Copy all of the material exactly. Pictures are not to appear in the copy.
--- START OF Collected material ---
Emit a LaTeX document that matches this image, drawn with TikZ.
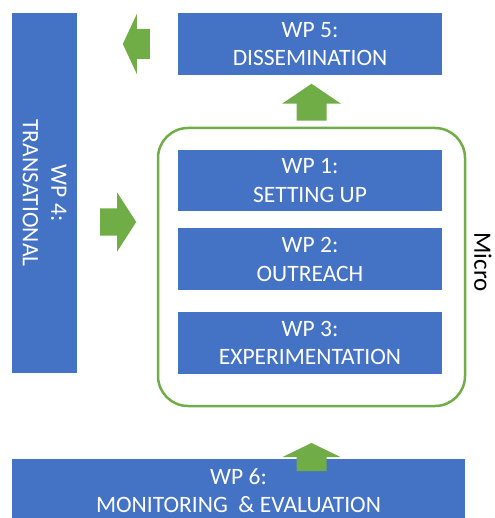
\documentclass[tikz,border=0pt]{standalone}
\usepackage{fontspec}
\setmainfont{Carlito}
\usetikzlibrary{positioning}

\definecolor{wpblue}{HTML}{4472C4}
\definecolor{wpgreen}{HTML}{70AD47}

% block arrow: tail point, angle, length, head length, half shaft, half head
\newcommand{\greenarrow}[6]{%
  \fill[wpgreen,shift={#1},rotate=#2] (0,-#5) -- (#3-#4,-#5) -- (#3-#4,-#6) -- (#3,0)
    -- (#3-#4,#6) -- (#3-#4,#5) -- (0,#5) -- cycle;}

\begin{document}
\begin{tikzpicture}[x=1pt,y=-1pt,
  wp/.style={rectangle,fill=wpblue,text=white,align=center,inner sep=0pt,
    font=\fontsize{23.5}{28.5}\selectfont,minimum width=264pt,minimum height=62pt}]

\clip (0,0) rectangle (494,518);

\node[wp]   (wp5) at (310,44)          {WP 5:\\DISSEMINATION};
\node[wp,minimum height=61pt]   (wp1) at (310,180.5)     {WP 1:\\SETTING UP};
\node[wp]   (wp2) [below=17pt of wp1]  {WP 2:\\OUTREACH};
\node[wp]   (wp3) [below=21pt of wp2]  {WP 3:\\EXPERIMENTATION};
\node[wp,rotate=-90,minimum width=360pt,minimum height=65pt]   (wp4) at (44.5,193)  {WP 4:\\TRANSATIONAL};
\node[wp,anchor=north,minimum width=453pt,minimum height=63pt]   (wp6) at (238.5,459)  {WP 6:\\MONITORING \ \& EVALUATION};

\node[draw=wpgreen,line width=2.5pt,rounded corners=30pt,
  minimum width=307pt,minimum height=278pt]   (micro) at (311.5,267)  {};
\node[rotate=-90,font=\fontsize{25}{30}\selectfont]   (microlabel) at (483,262)  {Micro};

\greenarrow{([xshift=-28pt]wp5.west)}{180}{27}{14}{15}{30}
\greenarrow{([yshift=6pt]micro.north)}{90}{37}{20}{15}{29.5}
\greenarrow{([xshift=23pt,yshift=-29pt]wp4.north)}{0}{36}{19}{13.5}{29.5}
\greenarrow{([yshift=-12pt]wp6.north -| micro.south)}{90}{28}{14}{15}{29}

\end{tikzpicture}
\end{document}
--- END OF Collected material ---
● **Task output**
Emit a LaTeX document that matches this image, drawn with TikZ.
\documentclass[tikz,border=0pt]{standalone}
\usepackage{fontspec}
\setmainfont{Carlito}
\usetikzlibrary{positioning}

\definecolor{wpblue}{HTML}{4472C4}
\definecolor{wpgreen}{HTML}{70AD47}

% block arrow: tail point, angle, length, head length, half shaft, half head
\newcommand{\greenarrow}[6]{%
  \fill[wpgreen,shift={#1},rotate=#2] (0,-#5) -- (#3-#4,-#5) -- (#3-#4,-#6) -- (#3,0)
    -- (#3-#4,#6) -- (#3-#4,#5) -- (0,#5) -- cycle;}

\begin{document}
\begin{tikzpicture}[x=1pt,y=-1pt,
  wp/.style={rectangle,fill=wpblue,text=white,align=center,inner sep=0pt,
    font=\fontsize{23.5}{28.5}\selectfont,minimum width=264pt,minimum height=62pt}]

\clip (0,0) rectangle (494,518);

\node[wp]   (wp5) at (310,44)          {WP 5:\\DISSEMINATION};
\node[wp,minimum height=61pt]   (wp1) at (310,180.5)     {WP 1:\\SETTING UP};
\node[wp]   (wp2) [below=17pt of wp1]  {WP 2:\\OUTREACH};
\node[wp]   (wp3) [below=21pt of wp2]  {WP 3:\\EXPERIMENTATION};
\node[wp,rotate=-90,minimum width=360pt,minimum height=65pt]   (wp4) at (44.5,193)  {WP 4:\\TRANSATIONAL};
\node[wp,anchor=north,minimum width=453pt,minimum height=63pt]   (wp6) at (238.5,459)  {WP 6:\\MONITORING \ \& EVALUATION};

\node[draw=wpgreen,line width=2.5pt,rounded corners=30pt,
  minimum width=307pt,minimum height=278pt]   (micro) at (311.5,267)  {};
\node[rotate=-90,font=\fontsize{25}{30}\selectfont]   (microlabel) at (483,262)  {Micro};

\greenarrow{([xshift=-28pt]wp5.west)}{180}{27}{14}{15}{30}
\greenarrow{([yshift=6pt]micro.north)}{90}{37}{20}{15}{29.5}
\greenarrow{([xshift=23pt,yshift=-29pt]wp4.north)}{0}{36}{19}{13.5}{29.5}
\greenarrow{([yshift=-12pt]wp6.north -| micro.south)}{90}{28}{14}{15}{29}

\end{tikzpicture}
\end{document}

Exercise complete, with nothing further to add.